Use the distillation enhancement technique on my data via this code

tinyvision / DAMO-YOLO

DAMO-YOLO: a fast and accurate object detection method with some new techs, including NAS backbones, efficient RepGFPN, ZeroHead, AlignedOTA, and distillation enhancement.

Apache License 2.0

3.75k stars 470 forks source link

Use the distillation enhancement technique on my data via this code #95

Closed duchieuphan2k1 closed 1 year ago

duchieuphan2k1 commented 1 year ago

Before Asking

[X] I have read the README carefully. 我已经仔细阅读了README上的操作指引。
[X] I want to train my custom dataset, and I have read the tutorials for finetune on your data carefully and organize my dataset correctly; 我想训练自定义数据集，我已经仔细阅读了训练自定义数据的教程，以及按照正确的目录结构存放数据集。
[X] I have pulled the latest code of main branch to run again and the problem still existed. 我已经拉取了主分支上最新的代码，重新运行之后，问题仍不能解决。

Search before asking

[X] I have searched the DAMO-YOLO issues and found no similar questions.

Question

You said that you use S as teacher to distill T, and M as teacher to distill S, while M is distilled by it self. So is there any way for me to perform this technique on my data

Additional

No response

XianzheXu commented 1 year ago

To use distillation in your data, you need to train a teacher model on your data first, then use the teacher model to supervise the training of student model.
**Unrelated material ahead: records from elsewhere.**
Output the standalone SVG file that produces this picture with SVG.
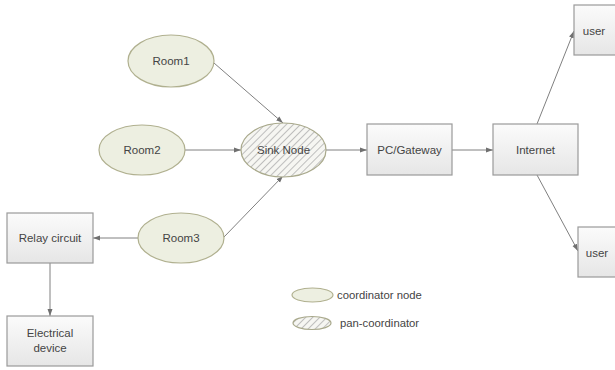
<svg xmlns="http://www.w3.org/2000/svg" width="615" height="370" viewBox="0 0 615 370">
<style>
.coord{fill:#edefe1;stroke:#b0b08f;stroke-width:1.2}
.pan{fill:url(#hatch);stroke:#a9a98c;stroke-width:1.2}
.box{fill:url(#boxg);stroke:#9a9a9a;stroke-width:1.2}
.t{font-family:"Liberation Sans",Arial,sans-serif;font-size:11.5px;fill:#444;text-anchor:middle}
.lt{font-family:"Liberation Sans",Arial,sans-serif;font-size:11.3px;fill:#444}
.c{fill:none;stroke:#808080;stroke-width:1;marker-end:url(#ah)}
</style>
<defs>
<pattern id="hatch" patternUnits="userSpaceOnUse" width="5" height="5" patternTransform="rotate(45)">
<rect width="5" height="5" fill="#f6f6f2"/>
<line x1="0" y1="0" x2="0" y2="5" stroke="#a0a0a0" stroke-width="1.3"/>
</pattern>
<linearGradient id="boxg" x1="0" y1="0" x2="0" y2="1">
<stop offset="0" stop-color="#fbfbfb"/>
<stop offset="1" stop-color="#e6e6e6"/>
</linearGradient>
<marker id="ah" markerWidth="8" markerHeight="8" refX="7" refY="4" orient="auto" markerUnits="userSpaceOnUse">
<path d="M0,1.5 L7,4 L0,6.5 Z" fill="#707070"/>
</marker>
</defs>
<rect width="615" height="370" fill="#ffffff"/>
<g id="connectors">
<line class="c" x1="214" y1="63" x2="283" y2="123"/>
<line class="c" x1="185" y1="150" x2="241" y2="150"/>
<line class="c" x1="224" y1="237" x2="283" y2="176"/>
<line class="c" x1="139" y1="238" x2="93" y2="238"/>
<line class="c" x1="50" y1="263" x2="50" y2="316"/>
<line class="c" x1="326" y1="150" x2="367" y2="150"/>
<line class="c" x1="452" y1="150" x2="493" y2="150"/>
<line class="c" x1="537" y1="124" x2="574" y2="31"/>
<line class="c" x1="537" y1="175" x2="578" y2="251"/>
</g>
<g id="room1"><ellipse class="coord" cx="171" cy="61" rx="43" ry="26"/><text class="t" x="171" y="65">Room1</text></g>
<g id="room2"><ellipse class="coord" cx="142" cy="150" rx="43" ry="25"/><text class="t" x="142" y="154">Room2</text></g>
<g id="room3"><ellipse class="coord" cx="181" cy="238" rx="43" ry="25"/><text class="t" x="181" y="242">Room3</text></g>
<g id="sink"><ellipse class="pan" cx="283.5" cy="150" rx="42.5" ry="27"/><text class="t" x="283.5" y="154">Sink Node</text></g>
<g id="gateway"><rect class="box" x="367" y="124" width="85" height="51"/><text class="t" x="409.5" y="154">PC/Gateway</text></g>
<g id="internet"><rect class="box" x="493" y="124" width="85" height="51"/><text class="t" x="535.5" y="154">Internet</text></g>
<g id="user1"><rect class="box" x="574" y="5" width="60" height="50"/><text class="t" x="594" y="35">user</text></g>
<g id="user2"><rect class="box" x="578" y="227" width="60" height="50"/><text class="t" x="597" y="257">user</text></g>
<g id="relay"><rect class="box" x="7" y="213" width="86" height="50"/><text class="t" x="50" y="242">Relay circuit</text></g>
<g id="device"><rect class="box" x="7" y="316" width="86" height="50"/><text class="t" x="50" y="337">Electrical</text><text class="t" x="50" y="352">device</text></g>
<g id="legend">
<ellipse class="coord" cx="312.5" cy="295" rx="20.5" ry="7"/>
<text class="lt" x="337" y="299">coordinator node</text>
<ellipse class="pan" cx="312" cy="323" rx="19" ry="6.5"/>
<text class="lt" x="340" y="327">pan-coordinator</text>
</g>
</svg>
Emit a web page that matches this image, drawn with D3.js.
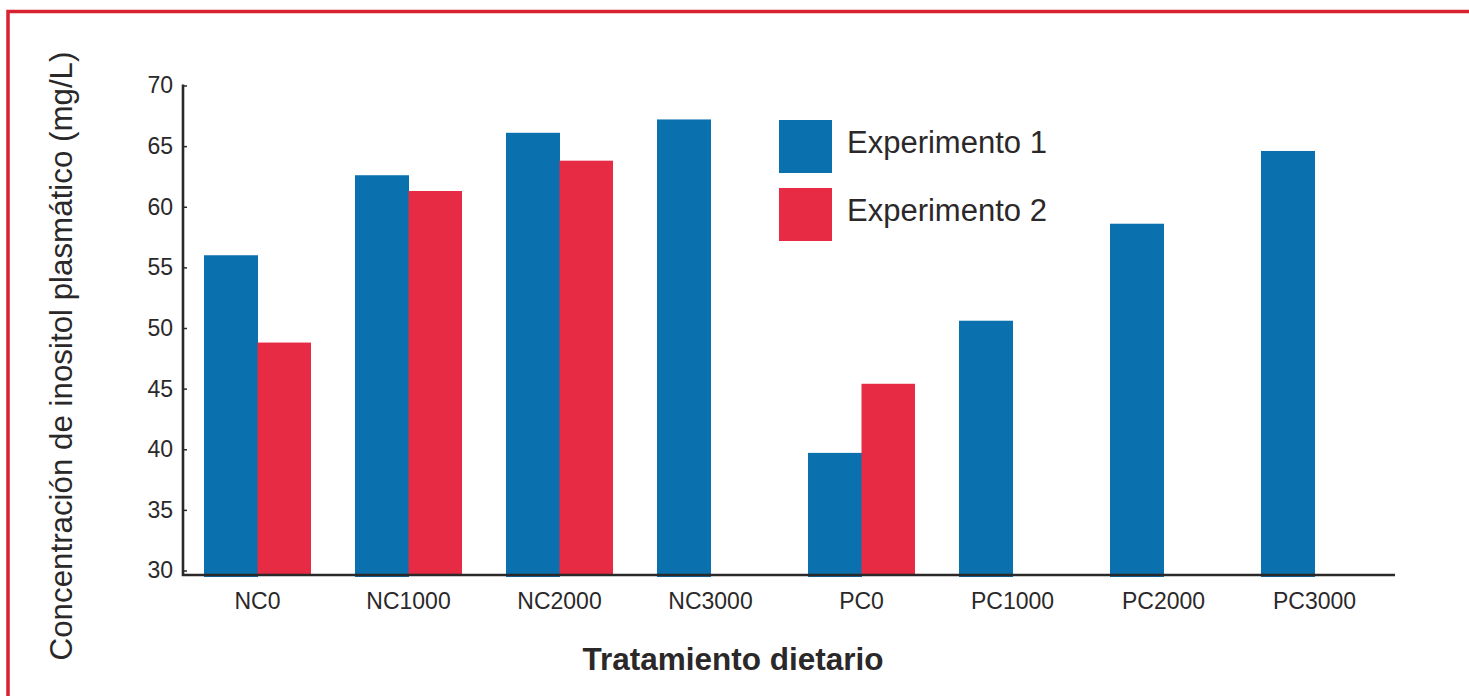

Firstly, chose a bigger model as the teacher, e.g. damoyolo-m, and train it from scratch or finetune it from coco pretrained weights on your data.

Secondly, use the pretrained teacher model to conduct a distillation to your target(student) model, e.g. damoyolo-s. For detailed usage of distillation, please refer to ./scripts/coco_distill.sh.
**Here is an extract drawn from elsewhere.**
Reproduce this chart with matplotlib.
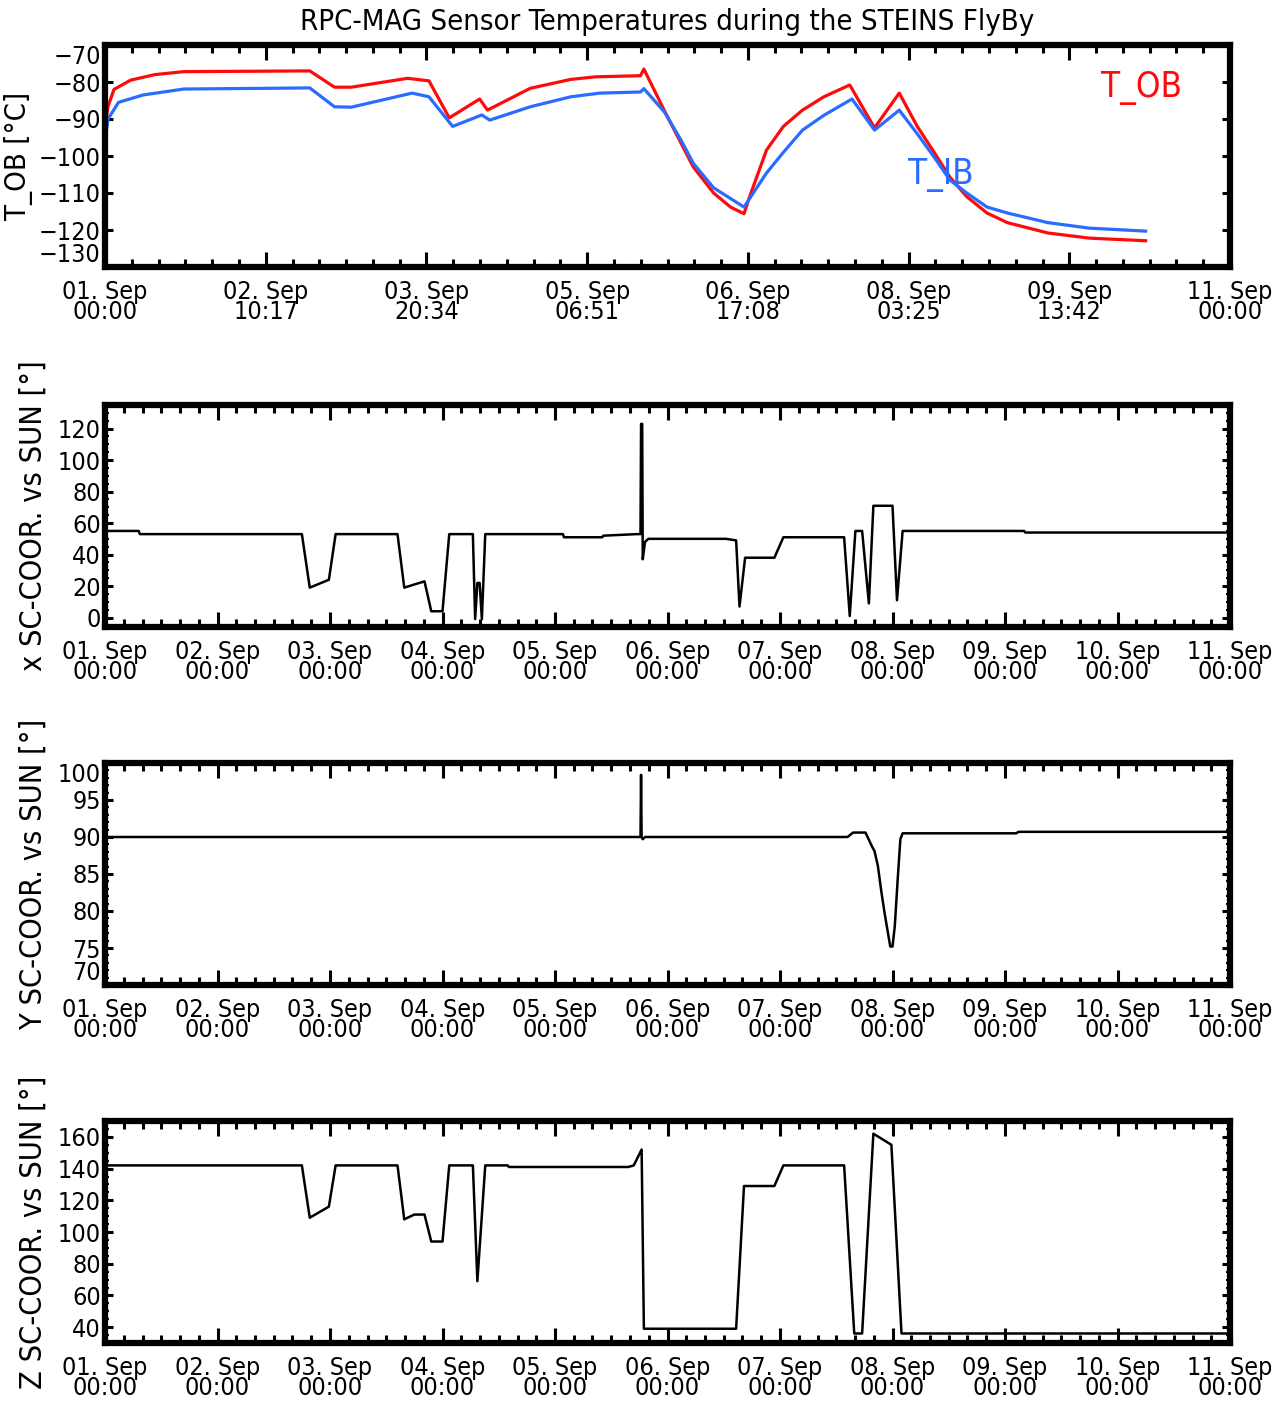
import matplotlib
matplotlib.use("Agg")
import matplotlib.pyplot as plt
from matplotlib.ticker import FixedLocator, MultipleLocator
import numpy as np

plt.rcParams['font.family'] = ['DejaVu Sans']
plt.rcParams['font.stretch'] = 'condensed'

# time in days since 01. Sep 00:00
t_ob_days = [0.0, 0.027, 0.08, 0.228, 0.444, 0.70, 1.82, 2.04, 2.19, 2.69, 2.88, 3.06, 3.33, 3.40,
             3.78, 4.14, 4.36, 4.76, 4.79, 4.97, 5.12, 5.23, 5.41, 5.56, 5.68, 5.73, 5.88, 6.03,
             6.20, 6.39, 6.62, 6.84, 7.06, 7.22, 7.37, 7.51, 7.66, 7.84, 8.02, 8.38, 8.75, 9.25]
t_ob_vals = [-92, -86.6, -82, -79.5, -78, -77.2, -77, -81.4, -81.4, -79, -79.7, -89.7, -84.6, -87.6,
             -81.7, -79.3, -78.6, -78.3, -76.5, -87.6, -96.5, -103, -110, -113.8, -115.6, -111, -98.4, -92,
             -87.6, -84, -80.8, -92.4, -83, -92, -99, -105.7, -111, -115.4, -118, -120.8, -122.2, -122.9]

t_ib_days = [0.0, 0.027, 0.12, 0.34, 0.70, 1.82, 2.04, 2.19, 2.73, 2.88, 3.09, 3.35, 3.42,
             3.78, 4.14, 4.40, 4.76, 4.79, 4.97, 5.12, 5.23, 5.41, 5.68, 5.73, 5.88, 6.03,
             6.20, 6.39, 6.64, 6.84, 7.06, 7.22, 7.37, 7.51, 7.66, 7.84, 8.02, 8.38, 8.75, 9.25]
t_ib_vals = [-95.7, -90, -85.5, -83.5, -81.9, -81.6, -86.7, -86.8, -83, -84, -92, -88.9, -90.3,
             -86.7, -84, -83, -82.7, -81.8, -88, -95.7, -102, -108.6, -113.8, -111.5, -104.6, -99,
             -93, -89, -84.6, -93, -87.6, -94, -100.3, -106.5, -110, -113.8, -115.4, -118, -119.5, -120.3]

x_days = [0.0, 0.3, 0.31, 1.75, 1.82, 1.99, 2.05, 2.6, 2.66, 2.84, 2.9, 3.0, 3.06, 3.27, 3.29,
          3.31, 3.33, 3.35, 3.38, 4.07, 4.08, 4.42, 4.43, 4.73, 4.76, 4.765, 4.775, 4.78, 4.8,
          4.83, 5.52, 5.61, 5.64, 5.69, 5.95, 6.03, 6.57, 6.62, 6.67, 6.73, 6.79, 6.83, 7.0,
          7.04, 7.09, 8.17, 8.18, 10.0]
x_vals = [55, 55, 53, 53, 19, 24, 53, 53, 19, 23, 4, 4, 53, 53, -1,
          22, 22, -1, 53, 53, 51, 51, 52, 53, 53, 123, 123, 37, 48,
          50, 50, 49, 7, 38, 38, 51, 51, 1, 55, 55, 9, 71, 71,
          11, 55, 55, 54, 54]

y_days = [0.0, 4.76, 4.765, 4.77, 4.78, 4.8, 6.6, 6.65, 6.76, 6.815, 6.84, 6.87, 6.9, 6.93,
          6.96, 6.98, 7.0, 7.02, 7.05, 7.07, 7.09, 8.1, 8.12, 10.0]
y_vals = [90, 90, 98.4, 90, 89.7, 90, 90, 90.6, 90.6, 88.8, 88.1, 86.1, 82.7, 79.7,
          77, 75.2, 75.2, 77.9, 85.2, 89.7, 90.5, 90.5, 90.7, 90.7]

z_days = [0.0, 1.75, 1.82, 1.99, 2.05, 2.6, 2.66, 2.75, 2.84, 2.9, 3.0, 3.06, 3.27, 3.31,
          3.38, 3.58, 3.59, 4.65, 4.7, 4.77, 4.79, 5.61, 5.68, 5.95, 6.03, 6.57, 6.66, 6.73,
          6.83, 6.99, 7.08, 10.0]
z_vals = [142, 142, 109, 116, 142, 142, 108, 111, 111, 94, 94, 142, 142, 69,
          142, 142, 141, 141, 142, 152, 39, 39, 129, 129, 142, 142, 36, 36,
          162, 155, 36, 36]

temp_tick_labels = ['01. Sep\n00:00', '02. Sep\n10:17', '03. Sep\n20:34', '05. Sep\n06:51',
                    '06. Sep\n17:08', '08. Sep\n03:25', '09. Sep\n13:42', '11. Sep\n00:00']
day_tick_labels = ['%02d. Sep\n00:00' % d for d in range(1, 12)]

fig = plt.figure(figsize=(12.81, 14.05), dpi=100)
L, W, H = 105 / 1281, 1125 / 1281, 222 / 1405
bottoms = [1 - 267 / 1405, 1 - 627 / 1405, 1 - 985 / 1405, 1 - 1343 / 1405]
axes = [fig.add_axes([L, b, W, H]) for b in bottoms]


def style(ax, xticks, xlabels, xminor, yticks, yminor):
    ax.set_xlim(0, 10)
    ax.xaxis.set_major_locator(FixedLocator(xticks))
    ax.set_xticklabels(xlabels, linespacing=0.8)
    ax.xaxis.set_minor_locator(MultipleLocator(xminor))
    ax.yaxis.set_major_locator(FixedLocator(yticks))
    if yminor:
        ax.yaxis.set_minor_locator(MultipleLocator(yminor))
    for s in ax.spines.values():
        s.set_linewidth(4.5)
    ax.tick_params(which='both', direction='in', top=True, right=True, colors='black',
                   labelsize=18)
    ax.tick_params(axis='x', which='major', length=11, width=2.2, pad=9)
    ax.tick_params(axis='x', which='minor', length=5.5, width=2.2)
    ax.tick_params(axis='y', which='major', length=6, width=2.2, pad=3)
    ax.tick_params(axis='y', which='minor', length=3, width=1.5)


ax = axes[0]
ax.plot(t_ob_days, t_ob_vals, color='#ff0a0a', lw=2.3)
ax.plot(t_ib_days, t_ib_vals, color='#2a6cff', lw=2.3)
ax.set_ylim(-130, -70)
style(ax, np.linspace(0, 10, 8), temp_tick_labels, 10 / 7 / 6, range(-130, -69, 10), None)
ax.text(1101, 1405 - 88, 'T_OB', color='#ff0a0a', fontsize=25, transform=None, va='center')
ax.text(908, 1405 - 175, 'T_IB', color='#2a6cff', fontsize=25, transform=None, va='center')
ax.set_ylabel('T_OB [°C]', fontsize=21)
ax.yaxis.set_label_coords(-0.064, 0.5)

ax = axes[1]
ax.plot(x_days, x_vals, color='black', lw=1.8)
ax.set_ylim(-6, 135)
style(ax, range(11), day_tick_labels, 1 / 6, range(0, 121, 20), 5)
ax.set_ylabel('x SC-COOR. vs SUN [°]', fontsize=22)
ax.yaxis.set_label_coords(-0.051, 0.5)

ax = axes[2]
ax.plot(y_days, y_vals, color='black', lw=1.8)
ax.set_ylim(70, 100)
style(ax, range(11), day_tick_labels, 1 / 6, range(70, 101, 5), 1)
ax.set_ylabel('Y SC-COOR. vs SUN [°]', fontsize=22)
ax.yaxis.set_label_coords(-0.051, 0.5)

ax = axes[3]
ax.plot(z_days, z_vals, color='black', lw=1.8)
ax.set_ylim(30, 170)
style(ax, range(11), day_tick_labels, 1 / 6, range(40, 161, 20), 5)
ax.set_ylabel('Z SC-COOR. vs SUN [°]', fontsize=22)
ax.yaxis.set_label_coords(-0.051, 0.5)

# endpoint labels pulled inward like the original
for ax in (axes[0], axes[2]):
    labs = ax.get_yticklabels()
    labs[0].set_va('bottom')
    labs[-1].set_va('top')

fig.text(0.521, 1 - 22 / 1405, 'RPC-MAG Sensor Temperatures during the STEINS FlyBy',
         ha='center', va='center', fontsize=21)

fig.savefig('out.png', dpi=100, facecolor='white')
duchieuphan2k1 commented 1 year ago

I have used the biggest model yet (DAMO-YOLO-M). So how could i select the teacher for this model, or the distillation technique cannot apply for the biggest model?

XianzheXu commented 1 year ago

You can use DAMO-YOLO-M as a teacher model to perform self-distillation on itself, via

python -m torch.distributed.launch --nproc_per_node=8 tools/train.py -f configs/damoyolo_tinynasL35_M.py --tea_config configs/damoyolo_tinynasL35_M_tea.py --tea_ckpt ../damoyolo_tinynasL35_M.pth

We believe this distillation method is effective for biggest model. However, as DAMO-YOLO-M is currently the largest model we offer, we can only conduct self-distillation on it. We plan to introduce larger models in the future, which can be used for distilling DAMO-YOLO-M at that time.
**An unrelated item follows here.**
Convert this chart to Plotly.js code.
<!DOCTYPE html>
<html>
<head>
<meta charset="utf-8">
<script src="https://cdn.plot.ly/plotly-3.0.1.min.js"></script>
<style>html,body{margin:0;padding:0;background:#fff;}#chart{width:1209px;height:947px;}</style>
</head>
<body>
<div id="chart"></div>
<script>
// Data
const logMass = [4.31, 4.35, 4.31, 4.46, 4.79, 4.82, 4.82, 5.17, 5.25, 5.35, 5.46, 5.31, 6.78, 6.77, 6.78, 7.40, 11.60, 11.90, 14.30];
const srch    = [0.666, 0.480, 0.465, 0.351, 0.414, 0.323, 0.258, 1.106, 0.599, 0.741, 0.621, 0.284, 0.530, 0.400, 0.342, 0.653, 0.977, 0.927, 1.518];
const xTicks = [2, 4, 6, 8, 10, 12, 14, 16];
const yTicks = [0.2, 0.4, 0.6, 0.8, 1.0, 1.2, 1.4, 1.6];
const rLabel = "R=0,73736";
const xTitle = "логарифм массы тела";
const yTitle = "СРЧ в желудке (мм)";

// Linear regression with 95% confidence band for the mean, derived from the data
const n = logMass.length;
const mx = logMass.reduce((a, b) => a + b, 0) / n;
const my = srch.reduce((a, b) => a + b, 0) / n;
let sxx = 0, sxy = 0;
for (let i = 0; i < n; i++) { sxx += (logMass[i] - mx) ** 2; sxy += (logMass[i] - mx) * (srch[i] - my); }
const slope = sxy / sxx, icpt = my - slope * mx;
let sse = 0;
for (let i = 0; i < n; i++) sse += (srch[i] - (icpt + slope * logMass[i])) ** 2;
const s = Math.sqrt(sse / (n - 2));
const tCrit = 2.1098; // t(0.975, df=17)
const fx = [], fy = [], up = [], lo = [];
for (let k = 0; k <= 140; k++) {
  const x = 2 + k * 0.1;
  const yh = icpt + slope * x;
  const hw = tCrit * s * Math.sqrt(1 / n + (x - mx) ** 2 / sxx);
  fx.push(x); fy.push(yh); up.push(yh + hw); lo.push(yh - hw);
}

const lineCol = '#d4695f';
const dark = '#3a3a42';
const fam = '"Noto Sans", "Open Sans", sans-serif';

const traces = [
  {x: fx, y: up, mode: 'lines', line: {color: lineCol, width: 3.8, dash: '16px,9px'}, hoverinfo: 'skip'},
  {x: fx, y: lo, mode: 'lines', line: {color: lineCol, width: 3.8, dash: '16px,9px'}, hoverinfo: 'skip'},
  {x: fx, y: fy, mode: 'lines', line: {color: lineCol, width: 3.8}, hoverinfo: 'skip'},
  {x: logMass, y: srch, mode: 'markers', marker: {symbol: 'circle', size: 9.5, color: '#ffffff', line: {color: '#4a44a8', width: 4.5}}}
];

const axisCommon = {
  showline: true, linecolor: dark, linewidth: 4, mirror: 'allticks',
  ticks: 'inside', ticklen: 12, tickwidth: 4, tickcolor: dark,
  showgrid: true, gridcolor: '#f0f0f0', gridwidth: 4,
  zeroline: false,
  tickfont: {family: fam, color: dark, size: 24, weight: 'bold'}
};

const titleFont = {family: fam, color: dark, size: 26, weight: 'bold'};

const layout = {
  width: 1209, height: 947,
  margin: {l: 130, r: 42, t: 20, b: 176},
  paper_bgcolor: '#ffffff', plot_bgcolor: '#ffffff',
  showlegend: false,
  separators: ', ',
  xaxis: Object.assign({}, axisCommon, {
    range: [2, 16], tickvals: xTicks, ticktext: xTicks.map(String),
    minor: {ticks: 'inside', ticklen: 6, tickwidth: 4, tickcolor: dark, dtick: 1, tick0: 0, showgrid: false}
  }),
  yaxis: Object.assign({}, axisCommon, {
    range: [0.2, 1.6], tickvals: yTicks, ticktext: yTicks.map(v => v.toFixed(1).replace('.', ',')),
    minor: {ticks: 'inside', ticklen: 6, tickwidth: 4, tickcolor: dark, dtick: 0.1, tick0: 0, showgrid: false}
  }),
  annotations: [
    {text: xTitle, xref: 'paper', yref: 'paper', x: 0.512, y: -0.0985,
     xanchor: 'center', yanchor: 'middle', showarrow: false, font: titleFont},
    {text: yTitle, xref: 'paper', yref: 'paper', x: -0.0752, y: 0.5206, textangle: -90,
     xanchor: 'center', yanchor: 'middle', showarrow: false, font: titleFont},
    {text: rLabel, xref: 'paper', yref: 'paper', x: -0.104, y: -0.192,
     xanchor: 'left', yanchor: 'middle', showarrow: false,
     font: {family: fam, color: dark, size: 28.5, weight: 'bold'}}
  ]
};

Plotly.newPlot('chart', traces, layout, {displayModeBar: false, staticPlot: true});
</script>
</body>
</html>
duchieuphan2k1 commented 1 year ago

Could i clone the configs file damoyolo_tinynasL35_M_tea.py from damoyolo_tinynasL35_M.py. Or is there any damoyolo_tinynasL35_M_tea.py file in other folder? Cause i don't see the damoyolo_tinynasL35_M_tea.py file in ./config forder.

XianzheXu commented 1 year ago

Sorry for the misleading, the damoyolo_tinynasL35_M_tea.py is a copy of damoyolo_tinynasL35_M.py. The ''tea'' suffix is used to distinguish the work folder, as we save the checkpoints into "./workdirs/config_file_name/" by default.